Thanks!  10 pitches is what they had set up.  Probably no relevance to the overall problem but it was present, so I included it. 

... 

I know I specified removing skill - but as an aside, I learned that there are people who take Corn hole very seriously. 

Watched a couple of people warming up.  They had custom shirts and had brought their own bags.  Watched them each throw bags 12 times.  Only one failed to drop in the hole. 

Contrast this with my wife and I who were excited to keep any single bag on the board at all! 

Link to comment
Share on other sites

So yeah, in general, if you have a standard double elimination tournament between n teams, where n is a power of two, there will be 2n-2 or 2n-1 games to be played, depending on whether the winner's bracket champion wins or loses their first try in finals. So you may need to run 127 games for 64 teams.

But distributing them to 10 pitches is not trivial. At first, you can probably just send teams to pitches as they open up.

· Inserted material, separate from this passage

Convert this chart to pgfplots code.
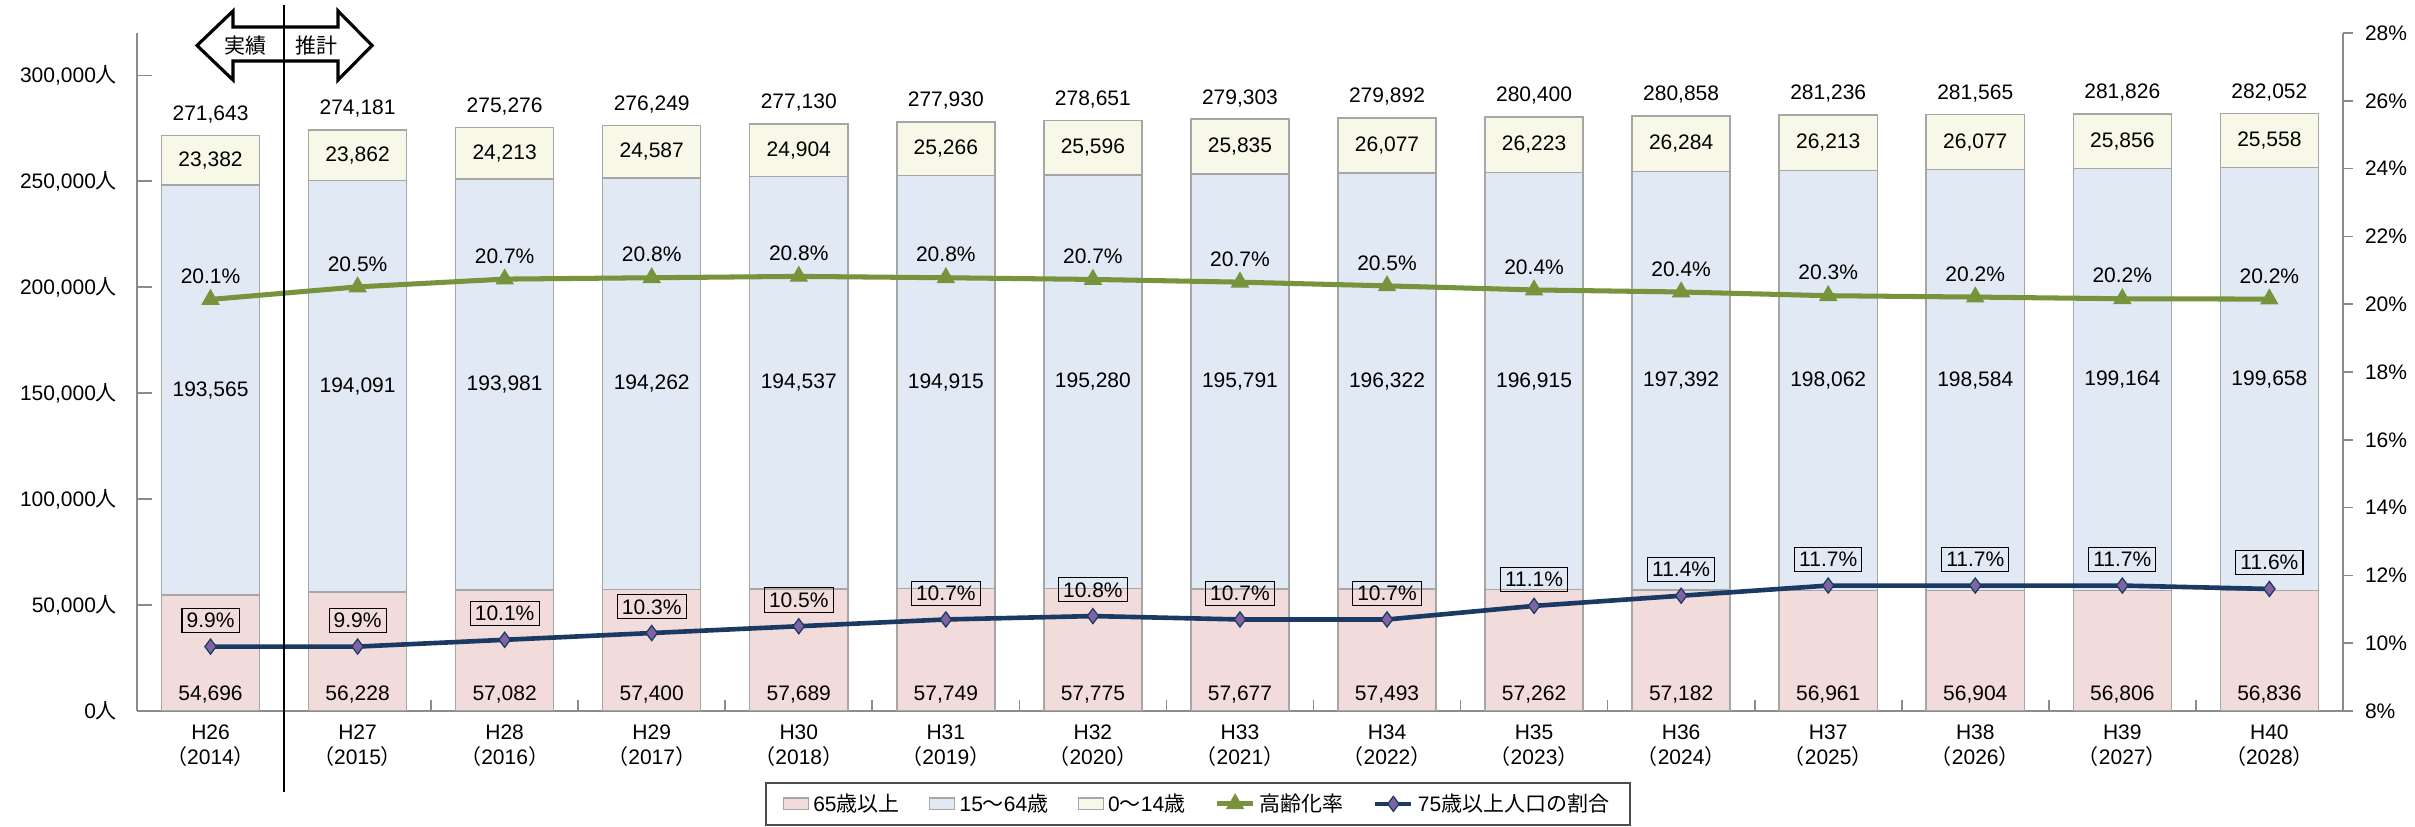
\documentclass[border=0pt]{standalone}
\usepackage{fontspec}
\setmainfont{Liberation Sans}
\newfontfamily\jp{Noto Sans CJK JP}
\usepackage{pgfplots}
\usepackage{pgfplotstable}
\pgfplotsset{compat=1.18}

\definecolor{old}{HTML}{F2DCDB}
\definecolor{work}{HTML}{E1E9F5}
\definecolor{young}{HTML}{F8F8E8}
\definecolor{barline}{HTML}{A6A6A6}
\definecolor{agegreen}{HTML}{77933C}
\definecolor{navy}{HTML}{1B3A63}
\definecolor{dia}{HTML}{8064A2}
\definecolor{axisgray}{HTML}{8C8C8C}

% population by age group
\pgfplotstableread{
x old work young total oldl workl youngl totall
0 54696 193565 23382 271643 54,696 193,565 23,382 271,643
1 56228 194091 23862 274181 56,228 194,091 23,862 274,181
2 57082 193981 24213 275276 57,082 193,981 24,213 275,276
3 57400 194262 24587 276249 57,400 194,262 24,587 276,249
4 57689 194537 24904 277130 57,689 194,537 24,904 277,130
5 57749 194915 25266 277930 57,749 194,915 25,266 277,930
6 57775 195280 25596 278651 57,775 195,280 25,596 278,651
7 57677 195791 25835 279303 57,677 195,791 25,835 279,303
8 57493 196322 26077 279892 57,493 196,322 26,077 279,892
9 57262 196915 26223 280400 57,262 196,915 26,223 280,400
10 57182 197392 26284 280858 57,182 197,392 26,284 280,858
11 56961 198062 26213 281236 56,961 198,062 26,213 281,236
12 56904 198584 26077 281565 56,904 198,584 26,077 281,565
13 56806 199164 25856 281826 56,806 199,164 25,856 281,826
14 56836 199658 25558 282052 56,836 199,658 25,558 282,052
}\pop

% rates (%)
\pgfplotstableread{
x rate ratel over overl
0 20.14 20.1 9.9 9.9
1 20.51 20.5 9.9 9.9
2 20.74 20.7 10.1 10.1
3 20.78 20.8 10.3 10.3
4 20.82 20.8 10.5 10.5
5 20.78 20.8 10.7 10.7
6 20.73 20.7 10.8 10.8
7 20.65 20.7 10.7 10.7
8 20.54 20.5 10.7 10.7
9 20.42 20.4 11.1 11.1
10 20.36 20.4 11.4 11.4
11 20.25 20.3 11.7 11.7
12 20.21 20.2 11.7 11.7
13 20.16 20.2 11.7 11.7
14 20.15 20.2 11.6 11.6
}\rates

\pgfplotsset{
  base/.style={
    width=36.92cm, height=11.348cm, scale only axis,
    at={(0,0)}, anchor=south west,
    xmin=-0.5, xmax=14.5,
  },
  lab/.style={
    only marks, mark=none, nodes near coords,
    point meta=explicit symbolic,
    every node near coord/.append style={anchor=center, text=black},
  },
}

\begin{document}
\fontsize{10}{12}\selectfont
\begin{tikzpicture}[font=\fontsize{10}{12}\selectfont]
  % stacked bars, left axis
  \begin{axis}[
    base,
    ybar stacked, bar width=0.667,
    ymin=0, ymax=320000,
    scaled y ticks=false,
    axis y line*=left, axis x line*=bottom,
    axis line style={-, draw=axisgray, line width=0.8pt},
    tick align=inside,
    ytick={0,50000,100000,150000,200000,250000,300000},
    yticklabels={{0{\jp 人}},{50,000{\jp 人}},{100,000{\jp 人}},{150,000{\jp 人}},
                 {200,000{\jp 人}},{250,000{\jp 人}},{300,000{\jp 人}}},
    yticklabel style={xshift=-6pt},
    y tick style={draw=axisgray, line width=0.8pt},
    major tick length=7pt,
    xtick={0,...,14},
    major x tick style={draw=none},
    minor xtick={0.5,1.5,...,13.5},
    minor x tick style={draw=axisgray, line width=0.8pt},
    minor tick length=5pt,
    xticklabel style={align=center, yshift=-3pt},
    xticklabels={
      {H26\\{\jp （}2014{\jp ）}},{H27\\{\jp （}2015{\jp ）}},{H28\\{\jp （}2016{\jp ）}},
      {H29\\{\jp （}2017{\jp ）}},{H30\\{\jp （}2018{\jp ）}},{H31\\{\jp （}2019{\jp ）}},
      {H32\\{\jp （}2020{\jp ）}},{H33\\{\jp （}2021{\jp ）}},{H34\\{\jp （}2022{\jp ）}},
      {H35\\{\jp （}2023{\jp ）}},{H36\\{\jp （}2024{\jp ）}},{H37\\{\jp （}2025{\jp ）}},
      {H38\\{\jp （}2026{\jp ）}},{H39\\{\jp （}2027{\jp ）}},{H40\\{\jp （}2028{\jp ）}}},
  ]
    \addplot[fill=old, draw=barline, line width=0.7pt] table[x=x, y=old] {\pop};
    \addplot[fill=work, draw=barline, line width=0.7pt] table[x=x, y=work] {\pop};
    \addplot[fill=young, draw=barline, line width=0.7pt] table[x=x, y=young] {\pop};
  \end{axis}

  % value labels on the bars
  \begin{axis}[base, hide axis, ymin=0, ymax=320000, clip=false]
    \addplot[lab] table[x=x, y expr=7600, meta=oldl] {\pop};
    \addplot[lab] table[x=x, y expr=\thisrow{old}+\thisrow{work}/2, meta=workl] {\pop};
    \addplot[lab] table[x=x, y expr=\thisrow{old}+\thisrow{work}+\thisrow{young}/2, meta=youngl] {\pop};
    \addplot[lab] table[x=x, y expr=\thisrow{total}+10000, meta=totall] {\pop};
  \end{axis}

  % rate lines, right axis
  \begin{axis}[
    base, clip=false,
    ymin=8, ymax=28,
    axis y line*=right, axis x line=none,
    axis line style={-, draw=axisgray, line width=0.8pt},
    tick align=outside,
    y tick style={draw=axisgray, line width=0.8pt},
    major tick length=5pt,
    ytick={8,10,...,28},
    yticklabels={8\%,10\%,12\%,14\%,16\%,18\%,20\%,22\%,24\%,26\%,28\%},
    yticklabel style={xshift=2pt},
    legend style={at={(0.481,-0.137)}, anchor=center,
                  draw=black!70, line width=0.7pt,
                  font=\fontsize{10}{12}\selectfont,
                  inner xsep=8pt, inner ysep=3pt,
                  legend columns=5,
                  /tikz/every even column/.append style={column sep=12pt}},
  ]
    \addlegendimage{legend image code/.code={
      \draw[fill=old, draw=barline, line width=0.6pt] (0cm,-0.1cm) rectangle (0.42cm,0.1cm);}}
    \addlegendentry{65{\jp 歳以上}}
    \addlegendimage{legend image code/.code={
      \draw[fill=work, draw=barline, line width=0.6pt] (0cm,-0.1cm) rectangle (0.42cm,0.1cm);}}
    \addlegendentry{15{\jp ～}64{\jp 歳}}
    \addlegendimage{legend image code/.code={
      \draw[fill=young, draw=barline, line width=0.6pt] (0cm,-0.1cm) rectangle (0.42cm,0.1cm);}}
    \addlegendentry{0{\jp ～}14{\jp 歳}}

    \addplot[agegreen, line width=2.4pt, mark=triangle*, mark size=4.6pt,
      mark options={fill=agegreen, draw=agegreen, line width=0.5pt},
      nodes near coords={\pgfplotspointmeta\%}, point meta=explicit symbolic,
      every node near coord/.append style={anchor=center, yshift=11pt, text=black}]
      table[x=x, y=rate, meta=ratel] {\rates};
    \addlegendentry{{\jp 高齢化率}}

    \addplot[navy, line width=2.2pt, mark=diamond*, mark size=3.6pt,
      mark options={fill=dia, draw=navy, line width=0.6pt},
      nodes near coords={\pgfplotspointmeta\%}, point meta=explicit symbolic,
      every node near coord/.append style={anchor=center, yshift=12.5pt, text=black,
        draw=black, line width=0.5pt, inner sep=2.2pt}]
      table[x=x, y=over, meta=overl] {\rates};
    \addlegendentry{75{\jp 歳以上人口の割合}}
  \end{axis}

  % actual / projection marker
  \begin{scope}[x=0.016737cm, y=-0.016737cm, xshift=-2.293cm, yshift=11.9cm]
    \draw[line width=1.5pt, fill=white, line join=miter]
      (197,45.5) -- (233,11) -- (233,27) -- (338,27) -- (338,11) -- (372,45.5)
      -- (338,80) -- (338,61) -- (233,61) -- (233,80) -- cycle;
    \node[font=\jp\fontsize{10}{12}\selectfont] at (245,46) {実績};
    \node[font=\jp\fontsize{10}{12}\selectfont] at (316,46) {推計};
    \draw[line width=1.4pt] (284,5) -- (284,792);
  \end{scope}

  \pgfresetboundingbox
  \path[use as bounding box] (-2.293cm,-1.925cm) rectangle (38.127cm,11.9cm);
\end{tikzpicture}
\end{document}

If this was always the case, and games took roughly the same duration, you'd expect about 13 rounds of games to get through these 127. But of course, when you get down to just a few teams, you have to wait for some of the games to resolve before you know who is even playing whom. So the last few games end up utilizing only a few pitches. That said, in practice, it's usually great for tension.

I used to do robotics in High School, and the competitions were always like this. You're in the pit, making final adjustments, somebody makes the run to the official brackets to see who we're playing next and at what table. Do we have another ten minutes to run a test after a battery swap? No? Well, cross fingers and hope for the best. The chaos of parallel games in double-elimination is perfect for that kind of a competition.

Link to comment
Share on other sites

I thought the question was: "How many possible games are there before a winner can be declared?"  In which case you need to count every possible pairing, even the ones that never play out in an actual tournament.  Unfortunately, I do not have the answer.

Link to comment
Share on other sites

1 hour ago, farmerben said:

I thought the question was: "How many possible games are there before a winner can be declared?"  In which case you need to count every possible pairing, even the ones that never play out in an actual tournament.  Unfortunately, I do not have the answer.

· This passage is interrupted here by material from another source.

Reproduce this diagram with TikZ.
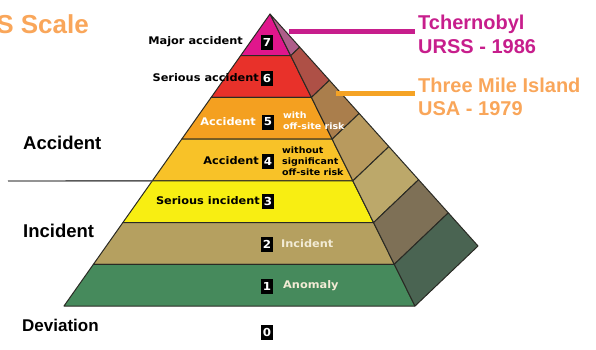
\documentclass[tikz,border=0pt]{standalone}
\usepackage{fontspec}
\setmainfont{DejaVu Sans}
\newfontfamily\vb{DejaVu Sans}[FakeStretch=1.08]
\newfontfamily\hv{Liberation Sans}
\usetikzlibrary{calc}
\definecolor{f7}{HTML}{E0168C}\definecolor{s7}{HTML}{AE5E8A}
\definecolor{f6}{HTML}{E8312A}\definecolor{s6}{HTML}{AE5046}
\definecolor{f5}{HTML}{F4A020}\definecolor{s5}{HTML}{AA7E4C}
\definecolor{f4}{HTML}{F8C228}\definecolor{s4}{HTML}{B89A5E}
\definecolor{f3}{HTML}{F8EE12}\definecolor{s3}{HTML}{BCA86A}
\definecolor{f2}{HTML}{B5A060}\definecolor{s2}{HTML}{7E7056}
\definecolor{f1}{HTML}{468A5C}\definecolor{s1}{HTML}{4A6452}
\definecolor{edge}{HTML}{2A2A24}
\definecolor{tcher}{HTML}{C71E8C}
\definecolor{tmitext}{HTML}{F9A65A}
\definecolor{tmiline}{HTML}{F5A325}
\definecolor{cream}{HTML}{F2EBD5}
\begin{document}
\begin{tikzpicture}[x=1pt,y=-1pt,
  band/.style={line width=1pt,draw=edge,line join=round},
  numbox/.style={fill=black,text=white,font=\vb\bfseries\fontsize{11}{11}\selectfont,inner sep=0pt,minimum width=12pt,minimum height=15pt},
  lbl/.style={font=\vb\bfseries\fontsize{10.5}{11}\selectfont,inner sep=0pt},
  small/.style={font=\vb\bfseries\fontsize{8.8}{10.8}\selectfont,inner sep=0pt,align=left},
  side/.style={font=\hv\bfseries\fontsize{18.5}{19}\selectfont,inner sep=0pt,anchor=west},
  event/.style={font=\hv\bfseries\fontsize{20}{22}\selectfont,inner sep=0pt,anchor=base west}]
\useasboundingbox (0,0) rectangle (596,349);
\coordinate (A) at (270,14);
\coordinate (L) at (64,306);
\coordinate (R) at (415,306);
\coordinate (B) at (478,246);
\foreach \i/\fc/\sc in {0/f7/s7,1/f6/s6,2/f5/s5,3/f4/s4,4/f3/s3,5/f2/s2,6/f1/s1}{
  \pgfmathsetmacro\ta{\i/7}
  \pgfmathsetmacro\tb{(\i+1)/7}
  \filldraw[band,fill=\fc] ($(A)!\ta!(L)$) -- ($(A)!\tb!(L)$) -- ($(A)!\tb!(R)$) -- ($(A)!\ta!(R)$) -- cycle;
  \filldraw[band,fill=\sc] ($(A)!\ta!(R)$) -- ($(A)!\tb!(R)$) -- ($(A)!\tb!(B)$) -- ($(A)!\ta!(B)$) -- cycle;
}
% title
\node[font=\hv\bfseries\fontsize{26}{28}\selectfont,text=tmitext,inner sep=0pt,anchor=east] (title) at (89,24) {S Scale};
% side labels
\coordinate (sepl) at (8,181);
\draw[line width=1.4pt,draw=black!65] (sepl) -- ($(A)!4/7!(L)$);
\node[side] (acc) at (23,143) {Accident};
\node[side] (inc) at (23,231) {Incident};
\node[side,font=\hv\bfseries\fontsize{17}{18}\selectfont] (dev) at (22,325) {Deviation};
% number boxes
\node[numbox] (n7) at (267,42) {7};
\node[numbox] (n6) at (267,78) {6};
\node[numbox] (n5) at (268,122) {5};
\node[numbox] (n4) at (268,161) {4};
\node[numbox] (n3) at (268,201) {3};
\node[numbox] (n2) at (267,244) {2};
\node[numbox] (n1) at (267,286) {1};
\node[numbox] (n0) at (267,332) {0};
% level labels
\node[lbl,anchor=east] (l7) at (243,42) {Major accident};
\node[lbl,anchor=east] (l6) at (259,78) {Serious accident};
\node[lbl,anchor=east,text=white] (l5) at (256,122) {Accident};
\node[small,anchor=west,text=white] (l5b) at (283,121) {with\\off-site risk};
\node[lbl,anchor=east] (l4) at (259,161) {Accident};
\node[small,anchor=west] (l4b) at (282,161) {without\\significant\\off-site risk};
\node[lbl,anchor=east] (l3) at (260,201) {Serious incident};
\node[lbl,anchor=west,text=cream] (l2) at (281,244) {Incident};
\node[lbl,anchor=west,text=cream] (l1) at (283,286) {Anomaly};
% events
\coordinate (c7) at (289,31);
\coordinate (c5) at (336,93);
\coordinate (e7) at (415,31);
\coordinate (e5) at (415,93);
\draw[line width=5pt,draw=tcher] (c7) -- (e7);
\draw[line width=5pt,draw=tmiline] (c5) -- (e5);
\node[event,text=tcher] (tch) at (418,29) {Tchernobyl};
\node[event,text=tcher] (urss) at (418,53) {URSS - 1986};
\node[event,text=tmitext] (tmi) at (418,92) {Three Mile Island};
\node[event,text=tmitext] (usa) at (418,115) {USA - 1979};
\end{tikzpicture}
\end{document}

I think it's been answered - taking skill out, leaving the coin flip - the answers above seem correct (given my little experience with game theory/ probability math). 

Thus I don't think 'every possible pairing' is required. 

I've seen the formulas above before.  I'm just not competent enough with probability math to figure it out on my own, and thus appreciate the help! 

Link to comment
Share on other sites

Having a further thought, 127 is the maximum number of games in 8 rounds if every team loses once in the first 2 rounds, but the maximum number of rounds is greater.

2 rounds to eliminate 32 who lost twice.

2 more rounds to eliminate 16

2 more rounds to eliminate 8

2 more rounds to eliminate 4

2 more rounds to eliminate 2

Best of 3 rounds to eliminate the last 1 because neither team has lost until the final.

The maximum number of rounds to played by the winning team is 13 and the total number of matches is still 127.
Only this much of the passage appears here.